The second time Carlson read the lineup couldn’t have been a bigger stage: Game 2 of their PWHL semifinal against the Ottawa Charge, it was the game Montreal ended up winning 3-2 in the fourth overtime. It got Poulin to start calling her the team’s good luck charm and in pure #BraveGang fashion, she posted her way through it. And, yes, she stayed until the very end.

“When she did Game Two, she came in and I gave her a hug after, and I said, ‘Molly, we’ve talked about this. It’s on left wing, not in left wing’, and she just dropped a big F bomb,” Ambrose said, laughing.

”After the game, I texted Molly, because the trooper stayed through four overtimes,” Ambrose said. “I just said, ‘thank you for staying there for the whole time’. And she was so embarrassed by the fact that she had to do the starting lineup again. I was like, we loved it, we joke about it, but like, we also love it, like the girls do vibe with it, and it was very much appreciated.”

“That quadruple overtime game, because obviously I knew Molly was there, and knowing that she stayed the whole time, one of the first things was I wanted to see her socials, because Molly’s socials are absolutely incredible and beyond entertaining. I think for me, it was just like, it’s so cool to see it through somebody’s eyes who lives it, but isn’t in it,” Ambrose said.

It wasn’t the only Montreal playoff game she attended. The NHL wanted to capture Carlson taking in a Canadiens playoff game and there she was, with her boyfriend not only watching the game but on the glass in the first row.

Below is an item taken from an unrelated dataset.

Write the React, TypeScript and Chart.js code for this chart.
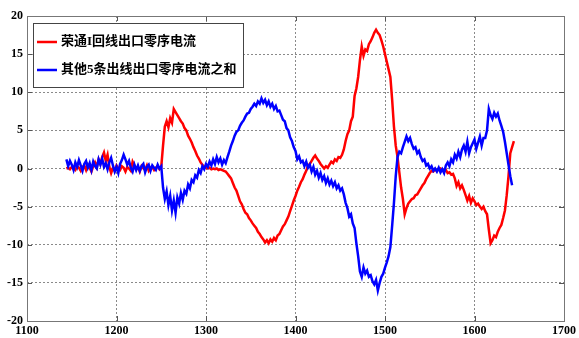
import React, { useEffect, useRef } from "react";
import { Chart, registerables } from "chart.js";

Chart.register(...registerables);

const xValues = [
  1144, 1146, 1148, 1150, 1152, 1154, 1156, 1158, 1160, 1162,
  1164, 1166, 1168, 1170, 1172, 1174, 1176, 1178, 1180, 1182,
  1184, 1186, 1188, 1190, 1192, 1194, 1196, 1198, 1200, 1202,
  1204, 1206, 1208, 1210, 1212, 1214, 1216, 1218, 1220, 1222,
  1224, 1226, 1228, 1230, 1232, 1234, 1236, 1238, 1240, 1242,
  1244, 1246, 1248, 1250, 1252, 1254, 1256, 1258, 1260, 1262,
  1264, 1266, 1268, 1270, 1272, 1274, 1276, 1278, 1280, 1282,
  1284, 1286, 1288, 1290, 1292, 1294, 1296, 1298, 1300, 1302,
  1304, 1306, 1308, 1310, 1312, 1314, 1316, 1318, 1320, 1322,
  1324, 1326, 1328, 1330, 1332, 1334, 1336, 1338, 1340, 1342,
  1344, 1346, 1348, 1350, 1352, 1354, 1356, 1358, 1360, 1362,
  1364, 1366, 1368, 1370, 1372, 1374, 1376, 1378, 1380, 1382,
  1384, 1386, 1388, 1390, 1392, 1394, 1396, 1398, 1400, 1402,
  1404, 1406, 1408, 1410, 1412, 1414, 1416, 1418, 1420, 1422,
  1424, 1426, 1428, 1430, 1432, 1434, 1436, 1438, 1440, 1442,
  1444, 1446, 1448, 1450, 1452, 1454, 1456, 1458, 1460, 1462,
  1464, 1466, 1468, 1470, 1472, 1474, 1476, 1478, 1480, 1482,
  1484, 1486, 1488, 1490, 1492, 1494, 1496, 1498, 1500, 1502,
  1504, 1506, 1508, 1510, 1512, 1514, 1516, 1518, 1520, 1522,
  1524, 1526, 1528, 1530, 1532, 1534, 1536, 1538, 1540, 1542,
  1544, 1546, 1548, 1550, 1552, 1554, 1556, 1558, 1560, 1562,
  1564, 1566, 1568, 1570, 1572, 1574, 1576, 1578, 1580, 1582,
  1584, 1586, 1588, 1590, 1592, 1594, 1596, 1598, 1600, 1602,
  1604, 1606, 1608, 1610, 1612, 1614, 1616, 1618, 1620, 1622,
  1624, 1626, 1628, 1630, 1632, 1634, 1636, 1638, 1640, 1642,
  1644,
];

const redValues = [
  0, 0.1, -0.1, 0.2, 0, -0.2, 0.3, 0.1, -0.3, 0.2,
  0.4, -0.2, 0.5, 0.1, -0.4, 0.3, 0.8, 0.2, 1.2, 0.6,
  1.5, 2.1, 1.0, 1.8, 0.2, -0.6, 0.1, -0.3, 0.4, 0.0,
  -0.2, 0.3, 0.1, -0.4, 0.2, 0.0, -0.3, 0.9, 0.4, -0.1,
  0.2, -0.4, 0.3, 0.0, -0.2, 0.4, -0.3, 0.1, 0.2, -0.2,
  0.1, 0.3, -0.1, 0.2, 3.0, 5.5, 6.2, 5.4, 6.6, 6.0,
  7.8, 7.4, 7.0, 6.6, 6.2, 5.9, 5.3, 5.0, 4.3, 3.9,
  3.4, 2.8, 2.3, 1.7, 1.3, 0.8, 0.5, 0.2, 0.1, 0.0,
  0.1, -0.1, 0.0, -0.1, 0.0, -0.2, -0.1, -0.2, -0.3, -0.4,
  -0.7, -1.0, -1.3, -1.9, -2.5, -2.9, -3.6, -4.3, -4.7, -5.3,
  -5.8, -6.0, -6.5, -6.8, -7.2, -7.5, -7.8, -8.3, -8.6, -9.0,
  -9.3, -9.7, -9.4, -9.8, -9.3, -9.6, -9.1, -9.4, -8.8, -8.6,
  -8.1, -7.6, -7.3, -6.8, -6.3, -5.6, -4.9, -4.2, -3.6, -2.9,
  -2.4, -1.8, -1.4, -0.8, -0.3, 0.4, 0.6, 1.0, 1.4, 1.7,
  1.3, 1.0, 0.6, 0.3, 0.0, 0.3, 0.1, 0.5, 0.9, 0.7,
  1.2, 1.0, 1.5, 1.4, 1.8, 2.5, 3.6, 4.5, 5.0, 6.2,
  6.8, 9.5, 10.5, 12.0, 14.2, 16.0, 14.8, 15.6, 15.4, 16.3,
  16.7, 17.2, 17.8, 18.2, 17.8, 17.5, 16.8, 16.0, 15.0, 14.0,
  13.0, 12.0, 9.0, 5.5, 3.0, 1.5, -0.5, -2.5, -4.0, -6.0,
  -5.2, -4.6, -4.3, -4.0, -3.9, -3.5, -3.4, -3.0, -2.6, -2.2,
  -1.9, -1.4, -1.0, -0.6, -0.3, -0.4, -0.1, -0.3, -0.1, 0.0,
  -0.2, -0.4, -0.2, -0.6, -0.5, -0.8, -0.7, -1.3, -2.3, -1.8,
  -2.6, -2.2, -2.8, -3.5, -4.2, -3.6, -4.5, -3.9, -4.3, -4.8,
  -4.6, -5.0, -5.3, -5.0, -5.6, -6.0, -8.0, -9.8, -9.4, -8.8,
  -9.0, -8.3, -7.8, -7.4, -6.5, -5.5, -3.5, -1.0, 2.0, 2.8,
  3.6,
];

const blueValues = [
  1.2, 0.3, 1.0, 0.5, -0.2, 0.8, 0.2, 1.1, 0.4, -0.3,
  0.6, 1.0, 0.1, 0.7, -0.2, 0.9, 0.3, 0.0, 1.2, 0.5,
  1.3, 0.2, 0.7, -0.1, 0.8, 1.4, 0.4, -0.4, 0.2, -0.6,
  0.6, 1.1, 1.8, 1.2, 0.5, 1.0, 0.1, -0.4, 0.5, -0.2,
  0.4, -0.3, 0.3, 0.6, -0.5, 0.2, 0.5, -0.3, 0.4, 0.1,
  -0.2, 0.5, 0.0, 0.3, -2.5, -4.0, -3.0, -4.8, -3.6, -5.5,
  -4.2, -5.8, -3.8, -4.6, -3.2, -4.1, -2.9, -3.3, -2.1, -2.6,
  -1.5, -1.8, -0.9, -1.2, -0.2, -0.6, 0.3, -0.1, 0.6, 0.2,
  0.9, 0.4, 1.2, 0.6, 1.5, 0.8, 1.3, 0.5, 1.1, 0.7,
  1.5, 2.2, 3.0, 3.6, 4.3, 4.8, 5.0, 5.6, 6.0, 6.3,
  6.8, 7.2, 7.3, 7.8, 8.1, 8.5, 8.2, 8.8, 8.5, 9.2,
  8.6, 9.0, 8.3, 8.8, 8.1, 8.5, 7.8, 8.2, 7.5, 7.6,
  7.0, 6.4, 6.2, 5.3, 5.0, 4.1, 3.6, 2.8, 2.3, 1.2,
  1.6, 0.8, 1.0, 0.3, 0.9, 0.1, 0.5, -0.4, 0.2, -0.8,
  -0.3, -1.2, -0.6, -1.5, -1.0, -1.9, -1.3, -2.1, -1.6, -2.3,
  -1.8, -2.6, -2.2, -2.9, -2.6, -3.4, -4.5, -5.2, -6.3, -6.0,
  -7.2, -7.8, -9.8, -11.5, -13.5, -14.2, -13.0, -13.8, -13.4, -14.2,
  -14.0, -14.8, -15.2, -14.6, -16.0, -15.0, -14.2, -13.8, -13.0, -12.3,
  -11.5, -10.3, -7.5, -4.5, -1.0, 1.5, 2.2, 2.0, 2.8, 3.5,
  4.2, 3.6, 4.0, 3.2, 2.6, 2.8, 2.0, 2.3, 1.5, 1.0,
  1.2, 0.4, 0.6, 0.0, 0.3, -0.3, 0.0, -0.4, 0.1, -0.5,
  -0.1, -0.6, 0.4, 0.8, 0.3, 1.2, 0.8, 1.8, 1.3, 2.2,
  1.5, 2.5, 3.0, 2.2, 3.5, 2.0, 2.8, 3.3, 3.8, 2.6,
  3.4, 4.2, 3.0, 4.0, 4.0, 5.0, 7.8, 7.0, 6.5, 7.3,
  6.8, 7.2, 6.3, 5.6, 4.8, 3.5, 2.0, 0.5, -1.0, -2.2,
];

const legendLabels = ["荣通I回线出口零序电流", "其他5条出线出口零序电流之和"];
const seriesColors = ["#ff0000", "#0000ff"];

const tickFont = { family: "'Liberation Serif', 'Times New Roman', serif", size: 12, weight: "bold" as const };

const framePlugin = {
  id: "framePlugin",
  afterDraw(chart: any) {
    const { ctx, chartArea: a, scales } = chart;
    ctx.save();
    // inner tick marks
    ctx.strokeStyle = "#555";
    ctx.lineWidth = 1;
    ctx.beginPath();
    scales.x.ticks.forEach((t: any) => {
      const px = Math.round(scales.x.getPixelForValue(t.value)) + 0.5;
      ctx.moveTo(px, a.bottom);
      ctx.lineTo(px, a.bottom - 5);
      ctx.moveTo(px, a.top);
      ctx.lineTo(px, a.top + 5);
    });
    scales.y.ticks.forEach((t: any) => {
      const py = Math.round(scales.y.getPixelForValue(t.value)) + 0.5;
      ctx.moveTo(a.left, py);
      ctx.lineTo(a.left + 5, py);
      ctx.moveTo(a.right, py);
      ctx.lineTo(a.right - 5, py);
    });
    ctx.stroke();
    // box
    ctx.strokeStyle = "#777";
    ctx.strokeRect(Math.round(a.left) + 0.5, Math.round(a.top) + 0.5, Math.round(a.right - a.left), Math.round(a.bottom - a.top));

    // legend
    const lx = a.left + 6;
    const ly = a.top + 7;
    const lw = 210;
    const lh = 64;
    ctx.fillStyle = "#ffffff";
    ctx.fillRect(lx, ly, lw, lh);
    ctx.strokeStyle = "#444";
    ctx.strokeRect(lx + 0.5, ly + 0.5, lw, lh);
    const rows = [ly + 19, ly + 47];
    ctx.font = "bold 13px 'Liberation Serif', 'Noto Sans CJK SC', serif";
    ctx.textBaseline = "middle";
    ctx.textAlign = "left";
    legendLabels.forEach((label, i) => {
      ctx.strokeStyle = seriesColors[i];
      ctx.lineWidth = 2.5;
      ctx.beginPath();
      ctx.moveTo(lx + 4, rows[i]);
      ctx.lineTo(lx + 24, rows[i]);
      ctx.stroke();
      ctx.fillStyle = "#000";
      ctx.fillText(label, lx + 28, rows[i]);
    });
    ctx.restore();
  },
};

export default function App() {
  const canvasRef = useRef<HTMLCanvasElement | null>(null);

  useEffect(() => {
    if (!canvasRef.current) return;
    const redData = redValues.map((v, i) => ({ x: xValues[i], y: v }));
    const blueData = blueValues.map((v, i) => ({ x: xValues[i], y: v }));
    const chart = new Chart(canvasRef.current, {
      type: "line",
      data: {
        datasets: [
          {
            label: legendLabels[0],
            data: redData,
            borderColor: seriesColors[0],
            borderWidth: 2.5,
            pointRadius: 0,
            tension: 0,
            fill: false,
            order: 1,
          },
          {
            label: legendLabels[1],
            data: blueData,
            borderColor: seriesColors[1],
            borderWidth: 2.5,
            pointRadius: 0,
            tension: 0,
            fill: false,
            order: 0,
          },
        ],
      },
      options: {
        responsive: false,
        animation: false,
        layout: { padding: { top: 16, right: 12, left: 0, bottom: 0 } },
        plugins: { legend: { display: false }, tooltip: { enabled: false } },
        scales: {
          x: {
            type: "linear",
            min: 1100,
            max: 1700,
            ticks: {
              stepSize: 100,
              color: "#000",
              font: tickFont,
              padding: 3,
              maxRotation: 0,
              autoSkip: false,
              callback: (v: any) => String(v),
            },
            grid: { color: "#8a8a8a", lineWidth: 1, drawTicks: false },
            border: { display: false, dash: [2, 2] },
            afterFit: (s: any) => { s.height = 17; },
          },
          y: {
            type: "linear",
            min: -20,
            max: 20,
            ticks: { stepSize: 5, color: "#000", font: tickFont, padding: 4, callback: (v: any) => String(v) },
            grid: { color: "#8a8a8a", lineWidth: 1, drawTicks: false },
            border: { display: false, dash: [2, 2] },
            afterFit: (s: any) => { s.width = 27; },
          },
        },
      },
      plugins: [framePlugin],
    });
    return () => chart.destroy();
  }, []);

  return (
    <div style={{ position: "absolute", left: 0, top: 0, width: 579, height: 338, background: "#fff" }}>
      <canvas ref={canvasRef} width={579} height={338} style={{ display: "block" }} />
    </div>
  );
}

“I’ve been going to nosebleed seats for the past years of my life,” said Carlson. “And don’t get me wrong, nosebleed seats at the Montreal Canadiens events are so much fun because the people get so rowdy. And I love it. I’ve always touched the ceiling and just had the best time. And so when I got that call from the NHL and they said, ‘We want Molly front row, we want to film her in her voice and reacting during Game 4 of the playoffs’. I was like, I don’t belong here. Give it to someone else. Like, this isn’t real. And so you always get this imposter syndrome, like, should I be here? It just doesn’t feel like this is my life.

“But that happened. I’ve never sat that close and you’re behind the goal. I literally was flinching. I wanted to do a sport swap with Erin. I wanted to go in slowly. Now I’m like, I could never do that. That was scary. Just sitting behind the glass was scary. I just can’t imagine.”

(Editor’s Note: Ambrose, for the record, still wants to try the swap.)

Carlson, because of her following, does get recognized when she goes to games. She admits it’s more at the PWHL games, where people try to find her based on her live posts from games and sometimes had a line out to the concourse waiting for her. She still gets people coming up to her at Canadiens games, which she admits is still surreal.

“This is so random, like, little old me from Thunder Bay, Ontario is getting recognized… It’s just so cool.”

And in case you’re concerned about the Ontario-born’s loyalties when Montreal faces Toronto? No need to be.

“I honestly can never watch Toronto beat them,” she said. “So as long as we’re winning I’m happy.”